I would be lying if I claimed i was not interested in highlights and winning, but at least I try not to lead with that care. My primary interest is in the prompt and seeing how many different ways I can rework that opening picture. I also enjoy seeing what others do with it. But mostly, it's the combination of the assignment and the communal sharing that keeps me going.

There is something revealing in that observation: see, I've always thought I was a much better student than an academic. There comes a point in graduate school where you have to move beyond assignments and homework, but not the work. You have to start designing your own prompts, your own research projects. I found that transition hard; I still struggle with it. I've tried to formalize giving myself prompts, asking myself questions as if I was both teacher and student. It doesn't really work so well.

I'm not sure exactly what I get from an assignment prompt that I can't provide for myself. Alibi, maybe? In the case of these horror edits, I feel like both the sponsor and the group of folks contributing to the feed licenses some pretty dark stuff. If I were just doing this on my own, you might think I needed psychiatric help. Well, you probably still do. But in my head, my imagined you is less judgmental because I am not doing this alone. No, instead I've joined a creepy zombie cult of goth kids and misfits. So much better.

It is better, because those goth kids and misfits have got my back. We sneer at all of you squares and dweebs who "just don't get it." Again, not really. This is a psychological alibi. These are my hipster, imagined artist friends who hang out smoking id cigarettes by the dumpsters in back of the consciousness cafeteria.

Dark fantasies all around.

But so, horror is a comfort for me. I retreat to it, not for its violence and gore, but for its familiar formulas and the constant play of convention and invention in any genre. I love its playful yet sinister dare: go ahead, disbelieve this "hokum" -- you know what happens to the disbelievers. Again, not in real life -- well, usually not in real life. That's the tension of possibility right there. That's the dance of "you're being silly and superstitious" with "maybe there really are monsters, this time."

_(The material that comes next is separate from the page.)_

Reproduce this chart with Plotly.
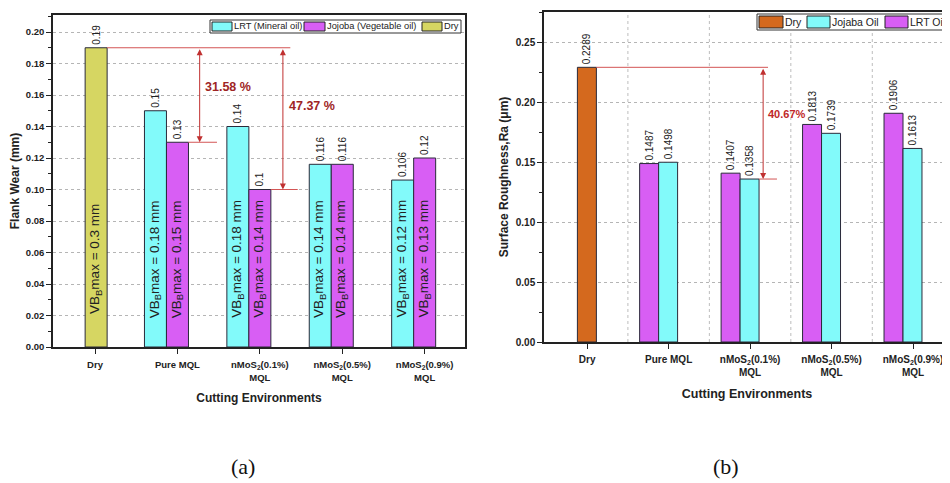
import plotly.graph_objects as go

# ---------------- data ----------------
categories = ["Dry", "Pure MQL",
              "nMoS<sub>2</sub>(0.1%)<br>MQL",
              "nMoS<sub>2</sub>(0.5%)<br>MQL",
              "nMoS<sub>2</sub>(0.9%)<br>MQL"]
dry_categories = categories[:1]
mql_categories = categories[1:]

# (a) flank wear
fw_dry = [0.19]
fw_lrt = [0.15, 0.14, 0.116, 0.106]
fw_jojoba = [0.13, 0.10, 0.116, 0.12]
vbmax_dry = [0.3]
vbmax_lrt = [0.18, 0.18, 0.14, 0.12]
vbmax_jojoba = [0.15, 0.14, 0.14, 0.13]
fw_pct_labels = ["31.58 %", "47.37 %"]
legend_a_names = ["LRT (Mineral oil)", "Jojoba (Vegetable oil)", "Dry"]

# (b) surface roughness
ra_dry = [0.2289]
ra_lrt = [0.1487, 0.1407, 0.1813, 0.1906]
ra_jojoba = [0.1498, 0.1358, 0.1739, 0.1613]
ra_pct_label = "40.67%"
legend_b_names = ["Dry", "Jojaba Oil", "LRT Oil"]

# ---------------- style ----------------
FONT = "Liberation Sans, Arial, sans-serif"
CYAN = "#82FAFA"
MAGENTA = "#D85EF4"
OLIVE = "#D6D662"
ORANGE = "#D4691E"
EDGE = "#2a2a3a"
RED_LINE = "#D35555"
RED_TEXT = "#9E2424"

# page geometry (the figure sits at an 8px body offset in the page)
W, H, OFF = 942, 475, 8
def fx(X):
    return (X - OFF) / W
def fy(Y):
    return 1 - (Y - OFF) / H

fig = go.Figure()

wL = 0.267
offL = {"lrt": -0.40, "joj": -0.133, "dry": -0.12}
wR = 0.233
offR = {"lrt": -0.356, "joj": -0.123, "dry": -0.12}

bar_txt = dict(texttemplate="%{y:.4~f}", textposition="outside", textangle=-90,
               textfont=dict(family=FONT, size=10, color="#222"),
               constraintext="none", cliponaxis=False, showlegend=False)

# ---- left traces
fig.add_trace(go.Bar(x=mql_categories, y=fw_lrt, name=legend_a_names[0], width=wL, offset=offL["lrt"],
                     marker=dict(color=CYAN, line=dict(color=EDGE, width=1)), xaxis="x", yaxis="y", **bar_txt))
fig.add_trace(go.Bar(x=mql_categories, y=fw_jojoba, name=legend_a_names[1], width=wL, offset=offL["joj"],
                     marker=dict(color=MAGENTA, line=dict(color=EDGE, width=1)), xaxis="x", yaxis="y", **bar_txt))
fig.add_trace(go.Bar(x=dry_categories, y=fw_dry, name=legend_a_names[2], width=wL, offset=offL["dry"],
                     marker=dict(color=OLIVE, line=dict(color=EDGE, width=1)), xaxis="x", yaxis="y", **bar_txt))

# ---- right traces
fig.add_trace(go.Bar(x=dry_categories, y=ra_dry, name=legend_b_names[0], width=wR, offset=offR["dry"],
                     marker=dict(color=ORANGE, line=dict(color=EDGE, width=1)), xaxis="x2", yaxis="y2", **bar_txt))
fig.add_trace(go.Bar(x=mql_categories, y=ra_lrt, name=legend_b_names[2], width=wR, offset=offR["lrt"],
                     marker=dict(color=MAGENTA, line=dict(color=EDGE, width=1)), xaxis="x2", yaxis="y2", **bar_txt))
fig.add_trace(go.Bar(x=mql_categories, y=ra_jojoba, name=legend_b_names[1], width=wR, offset=offR["joj"],
                     marker=dict(color=CYAN, line=dict(color=EDGE, width=1)), xaxis="x2", yaxis="y2", **bar_txt))

annotations = []
shapes = []

# VB max labels inside bars (left)
def vb_label(idx, off, val):
    annotations.append(dict(x=idx + off + wL / 2, y=0.056, xref="x", yref="y",
                            text=f"VB<sub>B</sub>max = {val} mm", textangle=-90, showarrow=False,
                            xanchor="center", yanchor="middle",
                            font=dict(family=FONT, size=13.5, color="#222")))

vb_label(categories.index(dry_categories[0]), offL["dry"], vbmax_dry[0])
for c, a, b in zip(mql_categories, vbmax_lrt, vbmax_jojoba):
    i = categories.index(c)
    vb_label(i, offL["lrt"], a)
    vb_label(i, offL["joj"], b)

# reduction markers (left)
dry_right = 0 + offL["dry"] + wL
i1 = categories.index(mql_categories[0])
i2 = categories.index(mql_categories[1])
line_style = dict(color=RED_LINE, width=1)
shapes.append(dict(type="line", xref="x", yref="y", x0=dry_right, x1=2.37, y0=fw_dry[0], y1=fw_dry[0], line=line_style))
shapes.append(dict(type="line", xref="x", yref="y", x0=i1 + offL["joj"] + wL, x1=1.48,
                   y0=fw_jojoba[0], y1=fw_jojoba[0], line=line_style))
shapes.append(dict(type="line", xref="x", yref="y", x0=i2 + offL["joj"] + wL, x1=2.46,
                   y0=fw_jojoba[1], y1=fw_jojoba[1], line=line_style))
for xa, ylow in [(1.27, fw_jojoba[0]), (2.28, fw_jojoba[1])]:
    annotations.append(dict(x=xa, y=ylow, ax=xa, ay=fw_dry[0], xref="x", yref="y", axref="x", ayref="y",
                            text="", showarrow=True, arrowside="end+start", arrowhead=2, arrowsize=1.2,
                            arrowwidth=1, arrowcolor="#C03030"))
annotations.append(dict(x=1.31, y=0.165, xref="x", yref="y", text="<b>" + fw_pct_labels[0] + "</b>",
                        showarrow=False, xanchor="left", yanchor="middle",
                        font=dict(family=FONT, size=12.5, color=RED_TEXT)))
annotations.append(dict(x=2.33, y=0.153, xref="x", yref="y", text="<b>" + fw_pct_labels[1] + "</b>",
                        showarrow=False, xanchor="left", yanchor="middle",
                        font=dict(family=FONT, size=12.5, color=RED_TEXT)))

# reduction marker (right)
shapes.append(dict(type="line", xref="x2", yref="y2", x0=0 + offR["dry"] + wR, x1=2.22,
                   y0=ra_dry[0], y1=ra_dry[0], line=line_style))
shapes.append(dict(type="line", xref="x2", yref="y2", x0=i2 + offR["joj"] + wR, x1=2.33,
                   y0=ra_jojoba[1], y1=ra_jojoba[1], line=line_style))
annotations.append(dict(x=2.16, y=ra_jojoba[1], ax=2.16, ay=ra_dry[0], xref="x2", yref="y2", axref="x2", ayref="y2",
                        text="", showarrow=True, arrowside="end+start", arrowhead=2, arrowsize=1.2,
                        arrowwidth=1, arrowcolor="#C03030"))
annotations.append(dict(x=2.2, y=0.19, xref="x2", yref="y2", text="<b>" + ra_pct_label + "</b>",
                        showarrow=False, xanchor="left", yanchor="middle",
                        font=dict(family=FONT, size=11, color="#C02828")))

# vertical dotted grid on right chart at category boundaries
for k in range(len(categories) - 1):
    shapes.append(dict(type="line", xref="x2", yref="y2 domain", x0=k + 0.5, x1=k + 0.5, y0=0, y1=1,
                       line=dict(color="#bdbdbd", width=1, dash="dot"), layer="below"))

# ---- manual legends (Origin style boxes)
def legend_box(x0, x1, y0, y1, items, size):
    shapes.append(dict(type="rect", xref="paper", yref="paper", x0=fx(x0), x1=fx(x1), y0=fy(y1), y1=fy(y0),
                       fillcolor="white", line=dict(color="#333", width=1), layer="above"))
    for name, color, sx0, sx1, sy0, sy1 in items:
        shapes.append(dict(type="rect", xref="paper", yref="paper", x0=fx(sx0), x1=fx(sx1), y0=fy(sy1), y1=fy(sy0),
                           fillcolor=color, line=dict(color="#222", width=1), layer="above"))
        annotations.append(dict(x=fx(sx1 + 1), y=fy((sy0 + sy1) / 2), xref="paper", yref="paper", text=name,
                                showarrow=False, xanchor="left", yanchor="middle", borderpad=0,
                                font=dict(family=FONT, size=size, color="#222")))

legend_box(210, 461, 20, 33,
           [(legend_a_names[0], CYAN, 212, 232, 22, 31),
            (legend_a_names[1], MAGENTA, 304, 325, 22, 31),
            (legend_a_names[2], OLIVE, 422, 442, 22, 31)], 9.3)
legend_box(757, 975, 14, 30,
           [(legend_b_names[0], ORANGE, 759, 783, 16, 28),
            (legend_b_names[1], CYAN, 807, 830, 16, 28),
            (legend_b_names[2], MAGENTA, 885, 908, 16, 28)], 10.5)

# panel labels
annotations.append(dict(x=fx(243), y=fy(466), xref="paper", yref="paper", text="(a)", showarrow=False,
                        xanchor="center", yanchor="middle",
                        font=dict(family="Liberation Serif, Times New Roman, serif", size=22, color="#111")))
annotations.append(dict(x=fx(726), y=fy(466), xref="paper", yref="paper", text="(b)", showarrow=False,
                        xanchor="center", yanchor="middle",
                        font=dict(family="Liberation Serif, Times New Roman, serif", size=22, color="#111")))

axis_common = dict(showline=True, mirror=True, linecolor="#222", linewidth=1.5, ticks="outside",
                   ticklen=5, tickcolor="#222", zeroline=False)

fig.update_layout(
    width=W, height=H,
    margin=dict(l=0, r=0, t=0, b=0, autoexpand=False),
    paper_bgcolor="white", plot_bgcolor="white",
    barmode="overlay", showlegend=False,
    font=dict(family=FONT, color="#222"),
    xaxis=dict(domain=[fx(53), fx(465)], anchor="y", type="category", categoryorder="array",
               categoryarray=categories, range=[-0.51, 4.49], showgrid=False,
               tickfont=dict(family=FONT, size=9.5, weight="bold"), ticklabelstandoff=3,
               title=dict(text="Cutting Environments", font=dict(family=FONT, size=12, weight="bold"), standoff=12),
               **axis_common),
    yaxis=dict(domain=[fy(347), fy(15)], anchor="x", range=[0, 0.2108], dtick=0.02, tickformat=".2f",
               showgrid=True, gridcolor="#b5b5b5", griddash="dot", gridwidth=1,
               minor=dict(ticks="outside", ticklen=3, dtick=0.01, tickcolor="#222", showgrid=False),
               tickfont=dict(family=FONT, size=9.5, weight="bold"),
               title=dict(text="Flank Wear (mm)", font=dict(family=FONT, size=12, weight="bold"), standoff=5),
               **axis_common),
    xaxis2=dict(domain=[fx(544), 1.0], anchor="y2", type="category", categoryorder="array",
                categoryarray=categories, range=[-0.53, 4.454], showgrid=False,
                tickfont=dict(family=FONT, size=10, weight="bold"), ticklabelstandoff=2,
                title=dict(text="Cutting Environments", font=dict(family=FONT, size=12.5, weight="bold"), standoff=12),
                **axis_common),
    yaxis2=dict(domain=[fy(342), fy(12)], anchor="x2", range=[0, 0.275], dtick=0.05, tickformat=".2f",
                showgrid=True, gridcolor="#b5b5b5", griddash="dot", gridwidth=1,
                minor=dict(ticks="outside", ticklen=3, dtick=0.025, tickcolor="#222", showgrid=False),
                tickfont=dict(family=FONT, size=10, weight="bold"),
                title=dict(text="Surface Roughness,Ra (μm)", font=dict(family=FONT, size=12, weight="bold"), standoff=5),
                **axis_common),
    annotations=annotations,
    shapes=shapes,
)

fig.write_html("out.html")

Okay, while I'm on the confession train, here's another fact about me: I love graveyards. I love going to them at all hours of the day and night, including midnight and after. They are, to me, more peaceful and spiritual than churches or mountaintops. They are spaces to confront possibility, to walk the knife's edge between what is and what might be, to feel the tug of superstition and the supernatural at the edges of a mind struggling always to be rational. They are sites of honoring the departed, remembering that they matter, and confronting how little they actually stay with us. They are places to witness others' attempts to remember and honor the departed, to see that as a performance in regular need of refreshment. Wherever I have lived, I have always known where the nearest graveyard is and visit it regularly.

Graveyards are a kind of prompt, a kind of invitation. We go there to work our magic, to imagine so many possibilities, both dark and comforting. A faded epitaph is its own kind of writing assignment, waiting to be fleshed out. Fresh and withered flowers and wreaths are the tokens of others' offerings to the cemetery seminar. And each shadow is a theater where fantasy performs, sometimes sinister and sometimes serene.

You might worry about the darkness in my soul, but I promise it is balanced by light. My recent picture manipulations are more signs of joy than despair. These are the formulae, the incantations of possibility and a deep belief that myth matters. These monsters that go in and out of fashion never go away. Like prayers or angels, they remind us that there is something more all while teasing us that to think so is silly. Or is it?

And so we whistle, breath and melody, its own kind of prayer, walking a little more quickly or a little more slowly past sites of so much possibility.